◆ **PROBLEM DETAILS**
Report every line below that holds the word "this".

◆ **MATERIAL FOR THE TASK**
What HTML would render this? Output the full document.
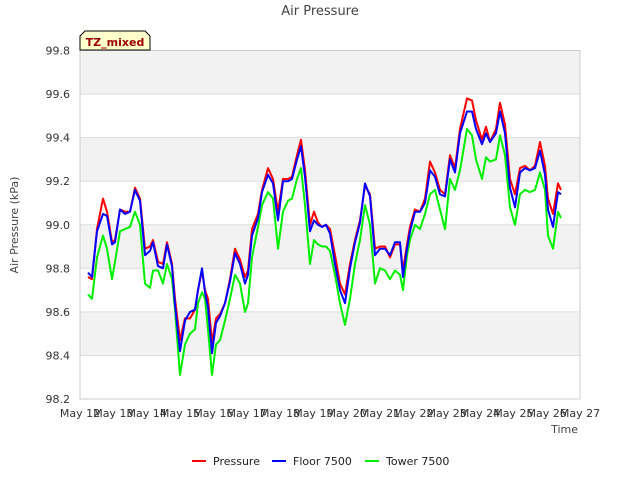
* * *
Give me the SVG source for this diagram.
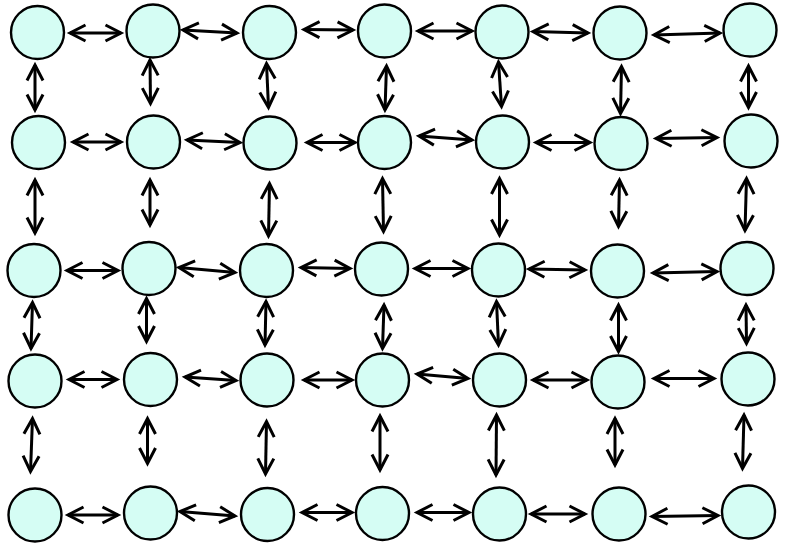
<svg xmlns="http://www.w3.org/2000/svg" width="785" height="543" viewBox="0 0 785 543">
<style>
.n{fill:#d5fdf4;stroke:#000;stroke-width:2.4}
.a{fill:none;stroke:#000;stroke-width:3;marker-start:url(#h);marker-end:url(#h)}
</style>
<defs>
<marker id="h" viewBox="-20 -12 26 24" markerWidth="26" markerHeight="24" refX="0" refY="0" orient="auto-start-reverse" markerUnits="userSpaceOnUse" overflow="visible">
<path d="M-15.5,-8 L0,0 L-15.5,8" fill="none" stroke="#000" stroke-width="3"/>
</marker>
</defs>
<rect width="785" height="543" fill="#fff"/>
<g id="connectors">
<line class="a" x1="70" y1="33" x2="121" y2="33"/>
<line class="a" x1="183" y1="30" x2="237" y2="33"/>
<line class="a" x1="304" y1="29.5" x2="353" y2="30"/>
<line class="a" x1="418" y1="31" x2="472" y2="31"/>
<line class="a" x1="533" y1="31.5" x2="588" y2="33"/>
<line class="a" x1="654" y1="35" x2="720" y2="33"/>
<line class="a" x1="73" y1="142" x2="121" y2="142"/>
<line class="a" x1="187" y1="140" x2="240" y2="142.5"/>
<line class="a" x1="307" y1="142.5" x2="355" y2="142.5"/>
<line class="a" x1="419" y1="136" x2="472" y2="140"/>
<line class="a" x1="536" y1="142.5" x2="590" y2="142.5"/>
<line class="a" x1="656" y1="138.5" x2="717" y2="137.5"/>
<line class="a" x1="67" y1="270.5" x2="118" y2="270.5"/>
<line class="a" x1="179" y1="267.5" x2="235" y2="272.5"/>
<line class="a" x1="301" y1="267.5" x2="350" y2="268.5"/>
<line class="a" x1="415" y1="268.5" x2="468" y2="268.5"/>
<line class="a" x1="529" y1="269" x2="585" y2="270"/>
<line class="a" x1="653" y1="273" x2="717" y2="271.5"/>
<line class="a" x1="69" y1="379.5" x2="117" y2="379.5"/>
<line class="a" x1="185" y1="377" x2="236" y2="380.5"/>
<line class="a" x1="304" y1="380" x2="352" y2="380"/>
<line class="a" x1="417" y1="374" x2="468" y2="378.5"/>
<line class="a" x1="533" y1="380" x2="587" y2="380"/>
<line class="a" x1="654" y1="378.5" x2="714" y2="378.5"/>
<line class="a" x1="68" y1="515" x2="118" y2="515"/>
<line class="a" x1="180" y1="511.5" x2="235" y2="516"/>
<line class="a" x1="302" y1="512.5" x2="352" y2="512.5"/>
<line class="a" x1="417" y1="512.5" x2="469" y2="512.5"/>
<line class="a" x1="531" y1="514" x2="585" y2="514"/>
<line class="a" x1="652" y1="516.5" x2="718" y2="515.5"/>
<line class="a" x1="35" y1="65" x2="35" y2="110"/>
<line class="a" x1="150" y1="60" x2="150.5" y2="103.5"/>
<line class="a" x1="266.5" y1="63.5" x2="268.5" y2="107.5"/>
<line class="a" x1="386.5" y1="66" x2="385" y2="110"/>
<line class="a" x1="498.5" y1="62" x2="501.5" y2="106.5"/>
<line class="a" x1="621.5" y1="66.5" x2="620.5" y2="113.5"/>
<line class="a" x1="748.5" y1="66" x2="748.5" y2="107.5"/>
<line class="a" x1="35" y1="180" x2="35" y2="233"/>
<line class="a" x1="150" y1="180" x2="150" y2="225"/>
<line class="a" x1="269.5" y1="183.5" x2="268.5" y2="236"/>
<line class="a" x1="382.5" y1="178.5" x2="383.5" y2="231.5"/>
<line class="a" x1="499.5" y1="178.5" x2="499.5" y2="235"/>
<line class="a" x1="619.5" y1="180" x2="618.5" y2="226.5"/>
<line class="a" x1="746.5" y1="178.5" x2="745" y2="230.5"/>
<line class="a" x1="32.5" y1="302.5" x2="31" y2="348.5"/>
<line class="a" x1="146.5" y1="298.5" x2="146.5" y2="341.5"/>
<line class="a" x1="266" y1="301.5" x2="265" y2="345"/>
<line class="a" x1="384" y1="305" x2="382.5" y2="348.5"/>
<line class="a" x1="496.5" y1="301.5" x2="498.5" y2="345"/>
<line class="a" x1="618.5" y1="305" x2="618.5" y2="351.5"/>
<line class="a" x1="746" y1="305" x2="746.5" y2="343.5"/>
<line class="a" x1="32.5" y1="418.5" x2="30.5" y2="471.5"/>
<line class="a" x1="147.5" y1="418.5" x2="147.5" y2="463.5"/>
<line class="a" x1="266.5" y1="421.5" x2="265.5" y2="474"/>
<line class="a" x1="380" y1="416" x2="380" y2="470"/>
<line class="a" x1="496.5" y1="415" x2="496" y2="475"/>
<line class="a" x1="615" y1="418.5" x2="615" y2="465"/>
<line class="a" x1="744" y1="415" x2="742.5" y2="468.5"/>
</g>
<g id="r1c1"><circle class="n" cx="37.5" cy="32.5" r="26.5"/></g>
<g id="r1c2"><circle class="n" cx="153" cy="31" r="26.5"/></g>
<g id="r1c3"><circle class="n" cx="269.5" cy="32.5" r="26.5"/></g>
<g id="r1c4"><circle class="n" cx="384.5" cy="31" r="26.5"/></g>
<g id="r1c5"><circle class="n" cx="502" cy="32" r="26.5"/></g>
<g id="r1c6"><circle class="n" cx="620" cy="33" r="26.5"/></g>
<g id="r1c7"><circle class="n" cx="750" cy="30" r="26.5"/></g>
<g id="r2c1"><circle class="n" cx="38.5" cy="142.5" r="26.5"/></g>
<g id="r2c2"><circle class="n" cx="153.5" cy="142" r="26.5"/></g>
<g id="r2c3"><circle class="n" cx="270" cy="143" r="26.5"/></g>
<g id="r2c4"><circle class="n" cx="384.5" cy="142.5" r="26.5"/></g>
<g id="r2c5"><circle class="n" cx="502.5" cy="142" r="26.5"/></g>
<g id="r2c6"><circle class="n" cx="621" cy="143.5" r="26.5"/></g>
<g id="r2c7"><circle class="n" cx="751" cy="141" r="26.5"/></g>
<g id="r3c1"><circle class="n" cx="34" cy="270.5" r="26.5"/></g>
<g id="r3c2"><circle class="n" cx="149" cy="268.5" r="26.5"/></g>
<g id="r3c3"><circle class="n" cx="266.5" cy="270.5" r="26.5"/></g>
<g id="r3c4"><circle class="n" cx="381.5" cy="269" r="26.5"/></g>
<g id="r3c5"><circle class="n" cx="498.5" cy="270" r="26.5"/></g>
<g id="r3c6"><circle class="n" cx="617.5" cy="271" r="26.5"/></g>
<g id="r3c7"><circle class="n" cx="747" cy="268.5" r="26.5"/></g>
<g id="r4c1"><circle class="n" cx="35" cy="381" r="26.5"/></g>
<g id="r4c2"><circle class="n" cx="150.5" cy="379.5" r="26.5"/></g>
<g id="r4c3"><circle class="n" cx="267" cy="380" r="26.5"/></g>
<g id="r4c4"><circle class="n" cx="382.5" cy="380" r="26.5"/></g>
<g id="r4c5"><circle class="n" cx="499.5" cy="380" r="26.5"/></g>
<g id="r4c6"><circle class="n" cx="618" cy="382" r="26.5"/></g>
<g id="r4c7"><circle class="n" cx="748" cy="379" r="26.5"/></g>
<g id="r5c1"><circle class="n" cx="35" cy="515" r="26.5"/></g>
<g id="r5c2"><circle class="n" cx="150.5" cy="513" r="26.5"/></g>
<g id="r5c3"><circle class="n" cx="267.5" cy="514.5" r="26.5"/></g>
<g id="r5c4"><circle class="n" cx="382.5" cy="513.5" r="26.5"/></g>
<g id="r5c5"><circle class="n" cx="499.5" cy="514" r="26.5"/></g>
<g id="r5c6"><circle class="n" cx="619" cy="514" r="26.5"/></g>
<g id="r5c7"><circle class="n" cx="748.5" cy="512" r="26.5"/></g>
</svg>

◆ **SOLUTION**
What HTML would render this? Output the full document.
Give me the SVG source for this diagram.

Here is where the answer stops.